Figure CN120686455B_ABST
Abstract
Description
Technical Field
[0001] This invention relates to the field of infrared cryogenic optical system assembly, adjustment, and testing, and particularly to a coaxial catadioptric infrared cryogenic optical system and its assembly, adjustment, and testing method. Background Technology
[0002] With the development of infrared remote sensing technology, the requirements for the detection sensitivity of infrared optical systems are becoming increasingly stringent. Low-temperature optics technology has become the main means to reduce background noise and improve detection sensitivity in infrared optical systems. Due to the physical properties of thermal expansion and contraction, the relative positions of optical and mechanical components in low-temperature optical systems change significantly compared to their room-temperature state, which will affect the imaging quality of the optical system. To reduce this impact, low-temperature optical systems require higher assembly and adjustment precision.
[0003] Limited by the width of the crosshairs and mechanical positioning errors, the traditional assembly and adjustment method of controlling the relative positions of optomechanical components by installing crosshairs in the central hole of the primary mirror and the rear optical path lens group can no longer meet the assembly and adjustment accuracy requirements of optical systems at low temperatures. In addition, the existing low-temperature vacuum environment simulators in China are complex and bulky, have long cooling times and high costs, making the assembly, adjustment and testing of low-temperature optical systems difficult and expensive. Summary of the Invention
[0004] The present invention aims to provide a catadioptric low-temperature infrared optical system and its assembly, adjustment and testing method to solve the problems mentioned in the background art.
[0005] To achieve the above objectives, the present invention provides the following technical solution:
[0006] A coaxial catadioptric infrared cryogenic optical system mainly consists of a main optical system and a rear optical path, which are connected by a carbon fiber truss structure.

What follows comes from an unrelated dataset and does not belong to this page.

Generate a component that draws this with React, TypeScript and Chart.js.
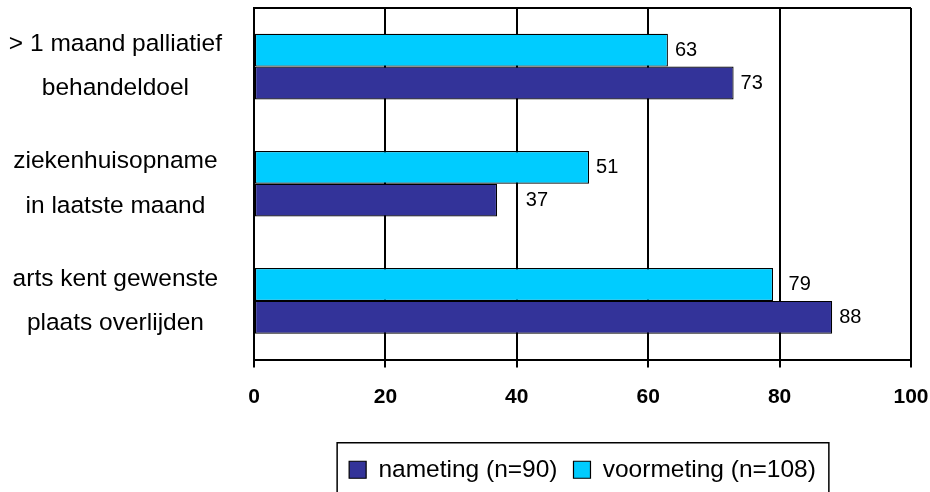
import React, { useEffect, useRef } from "react";
import { Chart, registerables } from "chart.js";

Chart.register(...registerables);

const categories: string[][] = [
  ["> 1 maand palliatief", "behandeldoel"],
  ["ziekenhuisopname", "in laatste maand"],
  ["arts kent gewenste", "plaats overlijden"],
];
const voormeting: number[] = [63, 51, 79];
const nameting: number[] = [73, 37, 88];
const seriesNames = { voormeting: "voormeting (n=108)", nameting: "nameting (n=90)" };
const xTicks: number[] = [0, 20, 40, 60, 80, 100];

const FONT = "'Liberation Sans', Arial, sans-serif";

const valueLabels = {
  id: "valueLabels",
  afterDatasetsDraw(chart: any) {
    const ctx = chart.ctx;
    const xs = chart.scales.x;
    ctx.save();
    ctx.font = `20px ${FONT}`;
    ctx.fillStyle = "#000";
    ctx.textBaseline = "middle";
    ctx.textAlign = "left";
    chart.data.datasets.forEach((ds: any, di: number) => {
      const meta = chart.getDatasetMeta(di);
      meta.data.forEach((el: any, i: number) => {
        const txt = String(ds.data[i]);
        const w = ctx.measureText(txt).width;
        let start = el.x + 7;
        for (const t of xTicks) {
          const gp = xs.getPixelForValue(t);
          if (gp >= start - 3 && gp <= start + w + 3) {
            start = gp + 9;
          }
        }
        ctx.fillText(txt, start, el.y);
      });
    });
    ctx.restore();
  },
};

const frameAndLegendBox = {
  id: "frameAndLegendBox",
  afterDraw(chart: any) {
    const ctx = chart.ctx;
    const ca = chart.chartArea;
    ctx.save();
    ctx.strokeStyle = "#000";
    ctx.lineWidth = 2;
    ctx.beginPath();
    ctx.moveTo(ca.left, ca.top);
    ctx.lineTo(ca.right, ca.top);
    ctx.stroke();
    const lg = chart.legend;
    const hb = lg && lg.legendHitBoxes;
    if (hb && hb.length) {
      const first = hb[0];
      const last = hb[hb.length - 1];
      const left = first.left - 12;
      const right = last.left + last.width + 13;
      const top = first.top + first.height / 2 - 27;
      ctx.lineWidth = 1.5;
      ctx.strokeRect(left, top, right - left, chart.height + 20 - top);
    }
    ctx.restore();
  },
};

export default function App() {
  const ref = useRef<HTMLCanvasElement | null>(null);
  useEffect(() => {
    document.body.style.margin = "0";
    if (!ref.current) return;
    Chart.defaults.font.family = FONT;
    Chart.defaults.color = "#000";
    const chart = new Chart(ref.current, {
      type: "bar",
      data: {
        labels: categories,
        datasets: [
          {
            label: seriesNames.voormeting,
            data: voormeting,
            backgroundColor: "#00CCFF",
            borderColor: "#000000",
            borderWidth: 1.2,
            borderSkipped: false,
            categoryPercentage: 0.56,
            barPercentage: 1,
          },
          {
            label: seriesNames.nameting,
            data: nameting,
            backgroundColor: "#333399",
            borderColor: "#000000",
            borderWidth: 1.2,
            borderSkipped: false,
            categoryPercentage: 0.56,
            barPercentage: 1,
          },
        ],
      },
      options: {
        indexAxis: "y",
        animation: false,
        responsive: false,
        maintainAspectRatio: false,
        layout: { padding: { left: 0, right: 19, top: 8, bottom: 0 } },
        scales: {
          x: {
            min: 0,
            max: 100,
            afterBuildTicks(scale: any) {
              scale.ticks = xTicks.map((v) => ({ value: v }));
            },
            afterFit(scale: any) {
              scale.height = 82;
              scale.paddingLeft = 0;
              scale.paddingRight = 0;
            },
            grid: { color: "#000", lineWidth: 2, tickLength: 8, drawTicks: true },
            border: { display: true, color: "#000", width: 2 },
            ticks: {
              padding: 17,
              font: { size: 21, weight: "bold" },
              color: "#000",
            },
          },
          y: {
            afterFit(scale: any) {
              scale.width = 254;
              scale.paddingTop = 0;
              scale.paddingBottom = 0;
            },
            grid: { display: false },
            border: { display: true, color: "#000", width: 2 },
            ticks: {
              crossAlign: "center",
              padding: 24,
              font: { size: 24.5, lineHeight: 1.8 },
              color: "#000",
            },
          },
        },
        plugins: {
          legend: {
            position: "bottom",
            fullSize: false,
            reverse: true,
            labels: {
              boxWidth: 17,
              boxHeight: 17,
              padding: 16,
              font: { size: 24.5 },
              color: "#000",
            },
          },
          tooltip: { enabled: false },
          title: { display: false },
        },
      } as any,
      plugins: [valueLabels, frameAndLegendBox],
    });
    return () => chart.destroy();
  }, []);
  return (
    <div style={{ width: 930, height: 492, background: "#fff" }}>
      <canvas ref={ref} width={930} height={492} />
    </div>
  );
}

[0007] The main optical system includes: secondary mirror assembly 1, main system support frame 2, primary mirror assembly 3, primary mirror assembly support structure 7, secondary mirror assembly support structure 8, and secondary mirror assembly fixing structure 9;
[0008] The rear optical path includes: the first lens group 4, the second lens group 5, and the mounting base plate 6.
[0009] The primary lens assembly support structure 7 is fixedly connected to one end of the main system support frame 2, and the secondary lens assembly support structure 8 is fixedly connected to the other end of the main system support frame 2 through the secondary lens assembly fixing structure 9. The secondary lens assembly 1 is installed on the secondary lens assembly support structure 8, and the primary lens assembly 3 is installed on the primary lens assembly support structure 7. The rear optical path mounting base plate 6 is located on the side of the primary lens assembly support structure 7 away from the main system support frame 2. The rear optical path first lens group 4 and the rear optical path second lens group 5 are sequentially arranged on the rear optical path mounting base plate 6.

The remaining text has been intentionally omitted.